Delta Lake is an open-source storage framework that enables building Lakehouse architectures with ACID transactions and scalable metadata handling on data lakes.
Use it when
•ACID compliance needed: When you need Atomicity, Consistency, Isolation, and Durability for data lake operations.
•Time travel requirements: When you need to query previous table versions, perform audits, or rollbacks.
•Mixed batch/streaming: When you need unified batch and streaming data processing.
•Schema evolution: When your data schemas change over time and you need enforcement and evolution capabilities.
•Multi-engine access: When you need to access the same data with different compute engines (Spark, Flink, Trino, etc.).
•Large-scale data operations: When working with massive datasets that require reliable, consistent updates.

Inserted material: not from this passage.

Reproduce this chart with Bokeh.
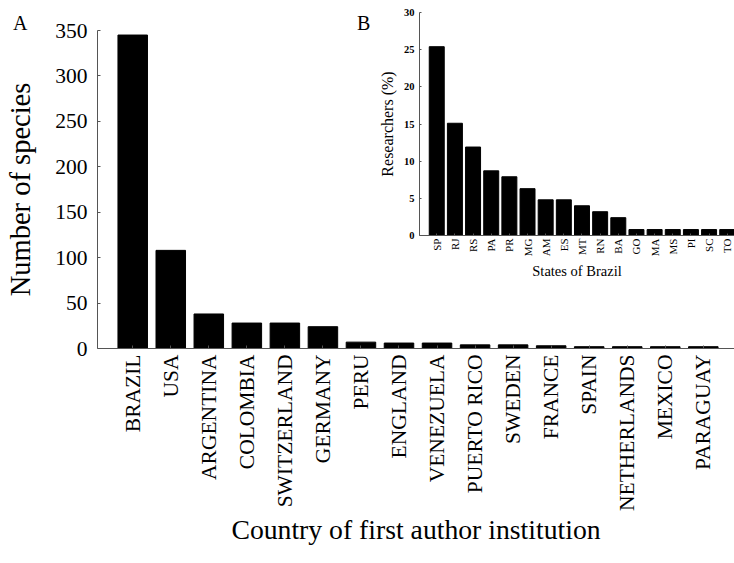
from math import pi
from bokeh.plotting import figure
from bokeh.models import ColumnDataSource, FixedTicker, Range1d, Div
from bokeh.layouts import column
from bokeh.embed import file_html
from bokeh.resources import INLINE

# ---- data: main chart ----
countries = ["BRAZIL", "USA", "ARGENTINA", "COLOMBIA", "SWITZERLAND", "GERMANY",
             "PERU", "ENGLAND", "VENEZUELA", "PUERTO RICO", "SWEDEN", "FRANCE",
             "SPAIN", "NETHERLANDS", "MEXICO", "PARAGUAY"]
species = [345, 108, 38, 28, 28, 24, 7, 6, 6, 4, 4, 3, 2, 2, 2, 2]
species_ticks = [0, 50, 100, 150, 200, 250, 300, 350]

# ---- data: inset ----
states = ["SP", "RJ", "RS", "PA", "PR", "MG", "AM", "ES", "MT", "RN", "BA",
          "GO", "MA", "MS", "PI", "SC", "TO"]
researchers = [25.4, 15.1, 11.9, 8.7, 7.9, 6.3, 4.8, 4.8, 4.0, 3.2, 2.4,
               0.8, 0.8, 0.8, 0.8, 0.8, 0.8]
pct_ticks = [0, 5, 10, 15, 20, 25, 30]

FONT = "Liberation Serif"
AXIS_COL = "#555555"
LEFT = 97  # left border (column aligns the left borders of both plots)

# ---- main figure ----
xpos = list(range(1, len(countries) + 1))
src = ColumnDataSource(dict(x=xpos, species=species, name=countries))

p = figure(width=734, height=560, x_range=Range1d(0.074, 16.82), y_range=Range1d(0, 350),
           output_backend="svg", toolbar_location=None,
           min_border_left=LEFT, min_border_right=0, min_border_top=30, min_border_bottom=212)
p.vbar(x="x", top="species", width=0.776, source=src, color="black")

p.xgrid.visible = False
p.ygrid.visible = False
p.outline_line_color = None

xa = p.xaxis[0]
xa.ticker = FixedTicker(ticks=xpos)
xa.major_label_overrides = {i: c for i, c in zip(xpos, countries)}
xa.major_label_orientation = pi / 2
xa.major_tick_in = 3
xa.major_tick_out = 0
xa.minor_tick_line_color = None
xa.major_label_standoff = 6
xa.major_label_text_font = FONT
xa.major_label_text_font_size = "21.5px"
xa.major_label_text_color = "black"
xa.axis_line_color = AXIS_COL
xa.major_tick_line_color = AXIS_COL
xa.axis_label = "Country of first author institution"
xa.axis_label_text_font = FONT
xa.axis_label_text_font_style = "normal"
xa.axis_label_text_font_size = "27.7px"
xa.axis_label_text_color = "black"
xa.axis_label_standoff = 0

ya = p.yaxis[0]
ya.ticker = FixedTicker(ticks=species_ticks)
ya.major_tick_in = 3
ya.major_tick_out = 0
ya.minor_tick_line_color = None
ya.major_label_standoff = 10
ya.major_label_text_font = FONT
ya.major_label_text_font_size = "21.5px"
ya.major_label_text_color = "black"
ya.axis_line_color = AXIS_COL
ya.major_tick_line_color = AXIS_COL
ya.axis_label = "Number of species"
ya.axis_label_text_font = FONT
ya.axis_label_text_font_style = "normal"
ya.axis_label_text_font_size = "28.5px"
ya.axis_label_text_color = "black"
ya.axis_label_standoff = 16

# ---- inset figure ----
spos = list(range(1, len(states) + 1))
src2 = ColumnDataSource(dict(x=spos, pct=researchers, name=states))

q = figure(width=412, height=288, x_range=Range1d(0.05, 17.4), y_range=Range1d(0, 30),
           output_backend="svg", toolbar_location=None,
           min_border_left=LEFT, min_border_right=0, min_border_top=10, min_border_bottom=55)
q.vbar(x="x", top="pct", width=0.825, source=src2, color="black")
q.xgrid.visible = False
q.ygrid.visible = False
q.outline_line_color = None
q.background_fill_color = None
q.border_fill_color = None

qa = q.xaxis[0]
qa.ticker = FixedTicker(ticks=spos)
qa.major_label_overrides = {i: s for i, s in zip(spos, states)}
qa.major_label_orientation = pi / 2
qa.major_tick_in = 2
qa.major_tick_out = 0
qa.minor_tick_line_color = None
qa.major_label_standoff = 3
qa.major_label_text_font = FONT
qa.major_label_text_font_size = "11px"
qa.major_label_text_color = "black"
qa.axis_line_color = AXIS_COL
qa.major_tick_line_color = AXIS_COL
qa.axis_label = "States of Brazil"
qa.axis_label_text_font = FONT
qa.axis_label_text_font_style = "normal"
qa.axis_label_text_font_size = "14.5px"
qa.axis_label_text_color = "black"
qa.axis_label_standoff = 4

qy = q.yaxis[0]
qy.ticker = FixedTicker(ticks=pct_ticks)
qy.major_tick_in = 2
qy.major_tick_out = 0
qy.minor_tick_line_color = None
qy.major_label_standoff = 5
qy.major_label_text_font = FONT
qy.major_label_text_font_style = "bold"
qy.major_label_text_font_size = "10.5px"
qy.major_label_text_color = "black"
qy.axis_line_color = AXIS_COL
qy.major_tick_line_color = AXIS_COL
qy.axis_label = "Researchers (%)"
qy.axis_label_text_font = FONT
qy.axis_label_text_font_style = "normal"
qy.axis_label_text_font_size = "16px"
qy.axis_label_text_color = "black"
qy.axis_label_standoff = 5

# overlay the inset on the upper-right part of the main chart
q.margin = (-558, 0, 0, 322)

# panel letters
letter_style = {"font-family": FONT, "font-size": "20px", "line-height": "20px",
                "color": "black"}
div_b = Div(text="B", width=20, height=22, styles=letter_style, margin=(-277, 0, 0, 357))
div_a = Div(text="A", width=20, height=22, styles=letter_style, margin=(-22, 0, 0, 13))

layout = column(p, q, div_b, div_a)
open("out.html", "w").write(file_html(layout, INLINE))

•Data reliability critical: When data corruption or partial updates could have significant business impact.
Watch out
⚠Multi-table transaction limitations: Delta Lake does not support multi-table transactions and foreign keys - transactions work only at the table level.
⚠Version compatibility issues: While backward compatible, forward compatibility may break with new features.
⚠Concurrency control problems: Metadata update exceptions occur during concurrent transactions.
⚠Storage dependency: ACID guarantees depend on the underlying storage system's atomicity and durability guarantees.
⚠S3 limitations: Delta Lake on S3 has several limitations not found on other storage systems.
⚠Spark dependency: Primarily designed for Spark ecosystem, though other engines are supported.